Note: To make a quick dipping sauce, whisk together 1 to 2 tablespoons peanut butter with 1 tablespoon of the tofu marinade. Thin out as desired with more marinade or with water.

Yield: 7 spring rolls (4 to 5 inches long).

Advance preparation: These will keep for a day in the refrigerator.

Fridge Pickled Kohlrabi and Carrots

This recipe makes one quart of pickles.


4 small kohlrabi

2 large carrots

2 T salt

1 C white vinegar

1 C water

2 T sugar

1 1/2 t pickling or kosher salt

3 garlic cloves, roughly chopped

1 t dill seeds

1/2 t brown mustard seeds

2 dried chili de arbol

6 black pepper corns, crushed

Start by peeling and slicing the kohlrabi. Place in a colander and salt with 2 T salt. Allow the kohlrabi to sit for an hour. In the mean time peel your carrots and cut into sticks. Combine all other ingredients in a sauce pan. When kohlrabi is done draining, rinse and pack with carrots into a quart jar. Boil remaining ingredients until all of the salt and sugar are dissolved and pour over carrots and kohlrabi. Cover and allow to cool on the counter then refrigerate. Let this sit in the fridge for two days before jumping in. I read that fridge pickles are good for about three weeks.

Kohlrabi Fritters

*This recipe calls for a lemon dill yogurt sauce...also yummy with a creamy avocado sauce!

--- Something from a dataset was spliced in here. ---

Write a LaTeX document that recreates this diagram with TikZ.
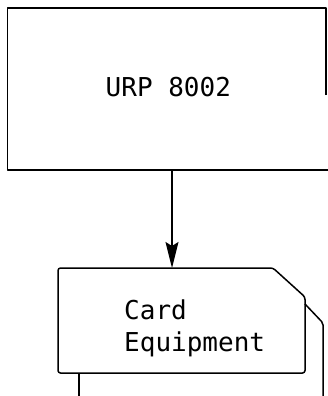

1 medium to large size kohlrabi
1 red or yellow onion
1/2 cup all purpose flour (or gluten free all purpose or whole wheat)
1 teaspoon baking powder
1/2 teaspoon sea salt
2 eggs, lightly beaten
olive oil for frying

Using a food processor with a grating disk, grate the kohlrabi and onion. You’ll need 3 cups, so if your kohlrabi is on the small side add more onion or another vegetable. If your kohlrabi is on the larger side, reduce the amount of onion. Wrap the kohlrabi in a clean dish towel and squeeze as much water out as you can. Transfer the kohlrabi to a mixing bowl, and combine with remaining ingredients.
Heat a thin layer of oil over medium high heat in a cast iron skillet. Pan-fry kohlrabi in 1/4 cup scoops, about 2 minutes per side until golden. Drain on paper towels. Serve with desired sauce or Lemon Dill Yogurt Sauce.
Lemon Dill Yogurt Sauce
1/2 cup greek yogurt
1 small garlic clove, minced or grated
1 tablespoon lemon juice
1/4 cup chopped fresh dill
salt and pepper to taste
Combine yogurt, garlic, lemon juice, and dill in a small bowl. Mix to combine, then season with salt and pepper to taste.